#### [What to do]
Print the listing from its top line through the line containing "Heatmap - Last", nothing more, and leave out the pictures.

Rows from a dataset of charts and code
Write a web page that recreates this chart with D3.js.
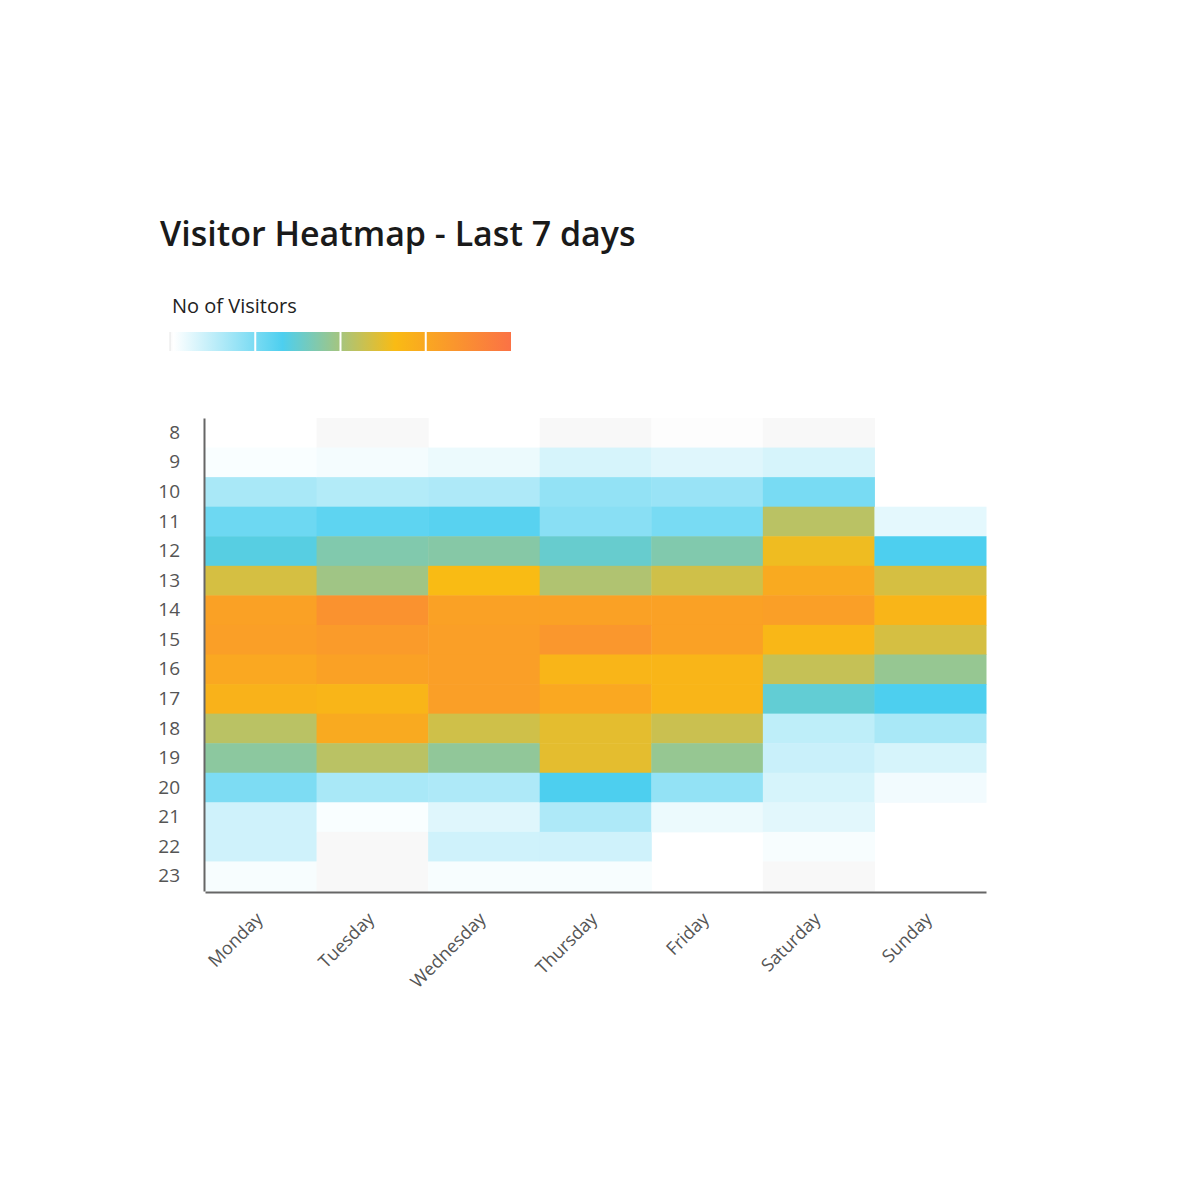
<!DOCTYPE html>
<html>
<head>
<meta charset="utf-8">
<script src="https://cdn.jsdelivr.net/npm/d3@7"></script>
<style>
  html, body { margin: 0; padding: 0; background: #fff; }
  text { font-family: "Open Sans", sans-serif; }
</style>
</head>
<body>
<svg id="chart" width="1200" height="1200"></svg>
<script>
// ---- data ----
const days = ["Monday", "Tuesday", "Wednesday", "Thursday", "Friday", "Saturday", "Sunday"];
const hours = ["8", "9", "10", "11", "12", "13", "14", "15", "16", "17", "18", "19", "20", "21", "22", "23"];
// visitors per hour (rows = hours 8..23), null = no data
const monday    = [null, 2, 16.5, 27.2, 35, 59, 78, 79, 75, 70, 54, 45, 24.3, 9.7, 9.7, 2.5];
const tuesday   = [0, 3, 14.6, 30, 43, 49, 85, 81, 78, 69, 74, 54, 16.5, 2, 0, 0];
const wednesday = [null, 4.4, 15.5, 31, 44, 66, 78, 79, 79, 79, 58, 46, 15.5, 6.8, 9.7, 2.5];
const thursday  = [0, 8.3, 20.4, 22.3, 38, 52, 78, 83, 69, 75, 62, 62, 33, 15.5, 9.7, 2.5];
const friday    = [0.7, 6.8, 19.4, 25.3, 43, 58, 78, 78, 69, 69, 57, 47, 20.4, 4.4, null, null];
const saturday  = [0, 8.3, 25.3, 54, 64, 74, 79, 68, 56, 37, 12.6, 10.7, 8.3, 6.3, 2.5, 0];
const sunday    = [null, null, null, 5.9, 33, 59, 69, 59, 47, 33, 16.5, 8.3, 3.4, null, null, null];
const seriesByDay = [monday, tuesday, wednesday, thursday, friday, saturday, sunday];
const colorDomain = [0, 1, 33, 66, 100];
const colorRange = ["#f8f8f8", "#ffffff", "#4dcfef", "#f9bb14", "#fb7245"];
const legendTicks = [25, 50, 75];

// ---- drawing ----
const svg = d3.select("#chart");
const margin = { left: 205, right: 986, top: 418, bottom: 891 };

svg.append("text")
  .attr("x", 160).attr("y", 246)
  .attr("font-size", 34).attr("font-weight", 600).attr("fill", "#1a1a1a")
  .text("Visitor Heatmap - Last 7 days");

svg.append("text")
  .attr("x", 172).attr("y", 313)
  .attr("font-size", 20).attr("fill", "#222")
  .text("No of Visitors");

const color = d3.scaleLinear().domain(colorDomain).range(colorRange).clamp(true);

// legend gradient
const defs = svg.append("defs");
const grad = defs.append("linearGradient").attr("id", "lg").attr("x1", "0%").attr("x2", "100%");
colorDomain.forEach((d, i) => {
  grad.append("stop").attr("offset", d + "%").attr("stop-color", colorRange[i]);
});
const lx = d3.scaleLinear().domain([0, 100]).range([170, 511]);
svg.append("rect")
  .attr("x", lx(0)).attr("y", 332).attr("width", lx(100) - lx(0)).attr("height", 19)
  .attr("fill", "url(#lg)");
svg.append("line").attr("x1", lx(0)).attr("x2", lx(0)).attr("y1", 332).attr("y2", 351)
  .attr("stroke", "#e6e6e6").attr("stroke-width", 1);
svg.selectAll(".lt").data(legendTicks).enter().append("line")
  .attr("x1", d => lx(d)).attr("x2", d => lx(d))
  .attr("y1", 332).attr("y2", 351)
  .attr("stroke", "#ffffff").attr("stroke-width", 2);

const x = d3.scaleBand().domain(days).range([margin.left, margin.right]).padding(0);
const y = d3.scaleBand().domain(hours).range([margin.top, margin.bottom]).padding(0);

const cells = [];
days.forEach((day, di) => {
  hours.forEach((h, hi) => {
    const v = seriesByDay[di][hi];
    if (v !== null) cells.push({ day, h, v });
  });
});

svg.append("g").selectAll("rect").data(cells).enter().append("rect")
  .attr("x", d => x(d.day))
  .attr("y", d => y(d.h))
  .attr("width", x.bandwidth() + 0.5)
  .attr("height", y.bandwidth() + 0.5)
  .attr("fill", d => color(d.v));

// axes
const yAxis = svg.append("g").attr("transform", `translate(${margin.left - 1},0)`)
  .call(d3.axisLeft(y).tickSize(0).tickPadding(24));
yAxis.select(".domain").attr("stroke", "#666").attr("stroke-width", 2);
yAxis.selectAll("text").attr("font-size", 19).attr("fill", "#555")
  .attr("font-family", "'Open Sans', sans-serif");

const xAxis = svg.append("g").attr("transform", `translate(0,${margin.bottom + 1})`)
  .call(d3.axisBottom(x).tickSize(0).tickPadding(0));
xAxis.select(".domain").attr("stroke", "#666").attr("stroke-width", 2);
xAxis.selectAll("text")
  .attr("font-size", 18).attr("fill", "#555")
  .attr("font-family", "'Open Sans', sans-serif")
  .attr("text-anchor", "end")
  .attr("dy", 0)
  .attr("transform", "translate(3,28) rotate(-45)");
</script>
</body>
</html>
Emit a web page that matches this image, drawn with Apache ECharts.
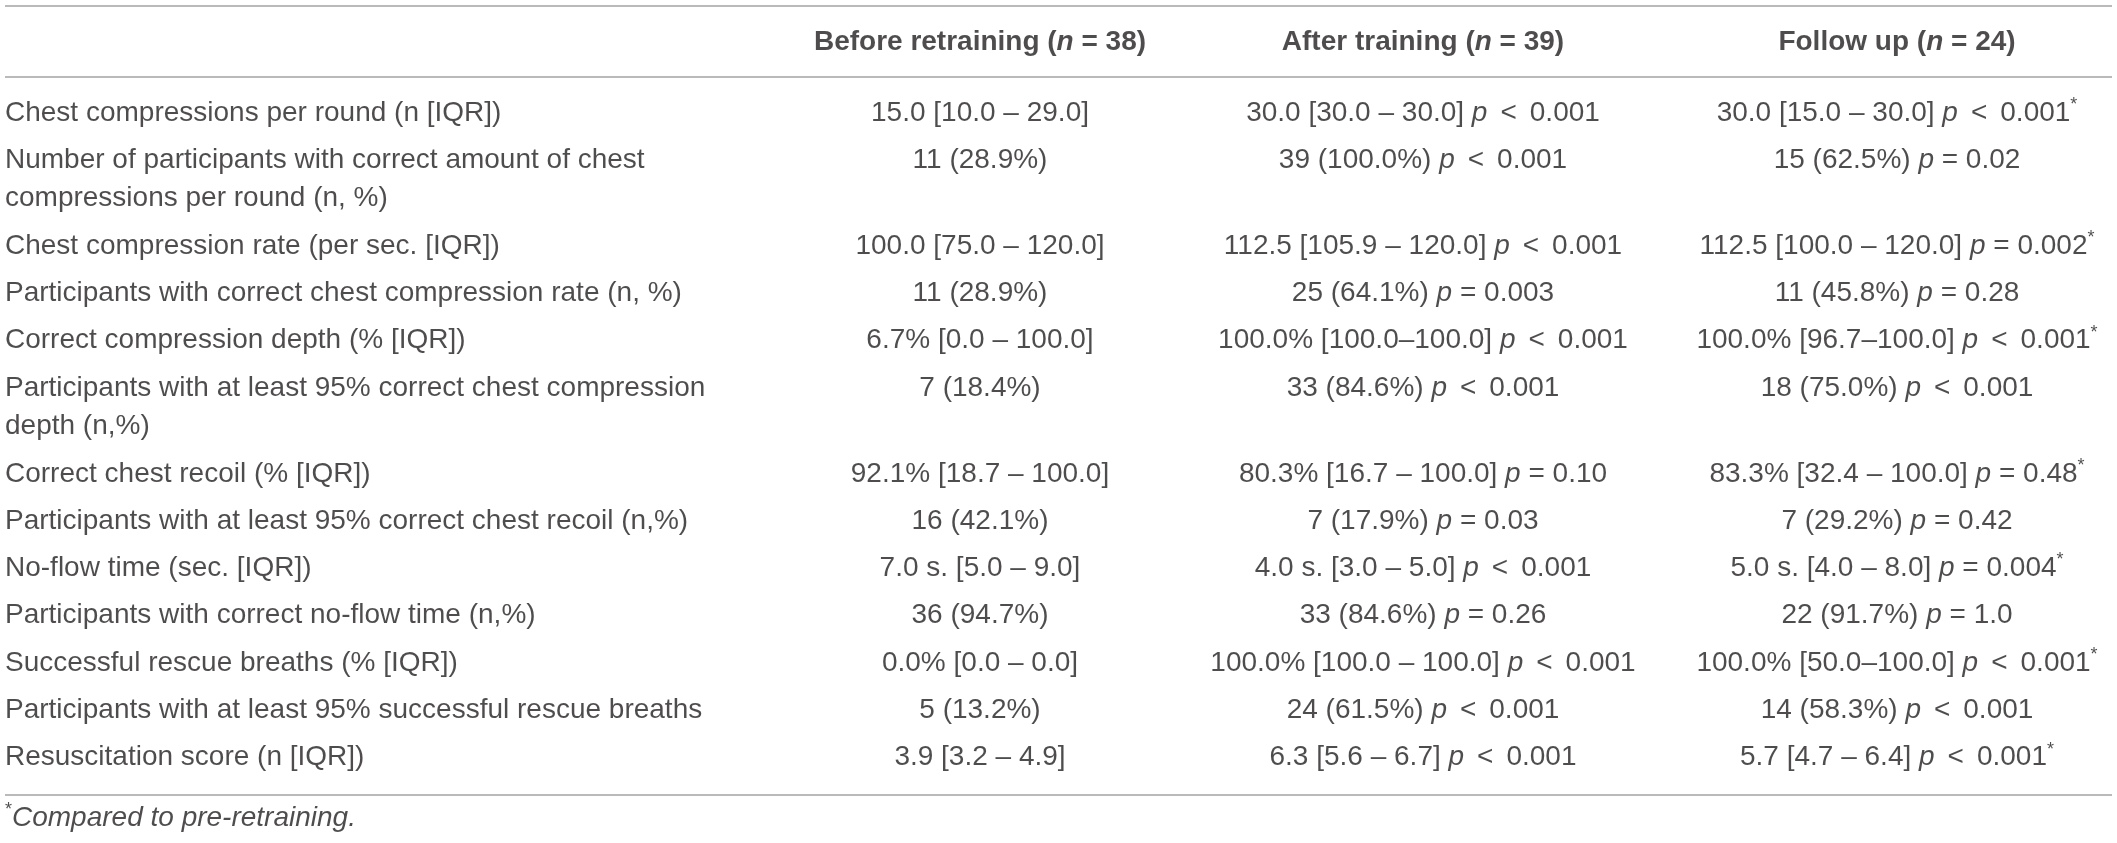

#### [Complete output]
Write a web page that recreates this chart with D3.js.
<!DOCTYPE html>
<html>
<head>
<meta charset="utf-8">
<script src="https://cdn.jsdelivr.net/npm/d3@7"></script>
<style>
  html, body { margin: 0; padding: 0; background: #fff; }
  text { font-family: "Open Sans", sans-serif; }
</style>
</head>
<body>
<svg id="chart" width="1200" height="1200"></svg>
<script>
// ---- data ----
const days = ["Monday", "Tuesday", "Wednesday", "Thursday", "Friday", "Saturday", "Sunday"];
const hours = ["8", "9", "10", "11", "12", "13", "14", "15", "16", "17", "18", "19", "20", "21", "22", "23"];
// visitors per hour (rows = hours 8..23), null = no data
const monday    = [null, 2, 16.5, 27.2, 35, 59, 78, 79, 75, 70, 54, 45, 24.3, 9.7, 9.7, 2.5];
const tuesday   = [0, 3, 14.6, 30, 43, 49, 85, 81, 78, 69, 74, 54, 16.5, 2, 0, 0];
const wednesday = [null, 4.4, 15.5, 31, 44, 66, 78, 79, 79, 79, 58, 46, 15.5, 6.8, 9.7, 2.5];
const thursday  = [0, 8.3, 20.4, 22.3, 38, 52, 78, 83, 69, 75, 62, 62, 33, 15.5, 9.7, 2.5];
const friday    = [0.7, 6.8, 19.4, 25.3, 43, 58, 78, 78, 69, 69, 57, 47, 20.4, 4.4, null, null];
const saturday  = [0, 8.3, 25.3, 54, 64, 74, 79, 68, 56, 37, 12.6, 10.7, 8.3, 6.3, 2.5, 0];
const sunday    = [null, null, null, 5.9, 33, 59, 69, 59, 47, 33, 16.5, 8.3, 3.4, null, null, null];
const seriesByDay = [monday, tuesday, wednesday, thursday, friday, saturday, sunday];
const colorDomain = [0, 1, 33, 66, 100];
const colorRange = ["#f8f8f8", "#ffffff", "#4dcfef", "#f9bb14", "#fb7245"];
const legendTicks = [25, 50, 75];

// ---- drawing ----
const svg = d3.select("#chart");
const margin = { left: 205, right: 986, top: 418, bottom: 891 };

svg.append("text")
  .attr("x", 160).attr("y", 246)
  .attr("font-size", 34).attr("font-weight", 600).attr("fill", "#1a1a1a")
  .text("Visitor Heatmap - Last 7 days");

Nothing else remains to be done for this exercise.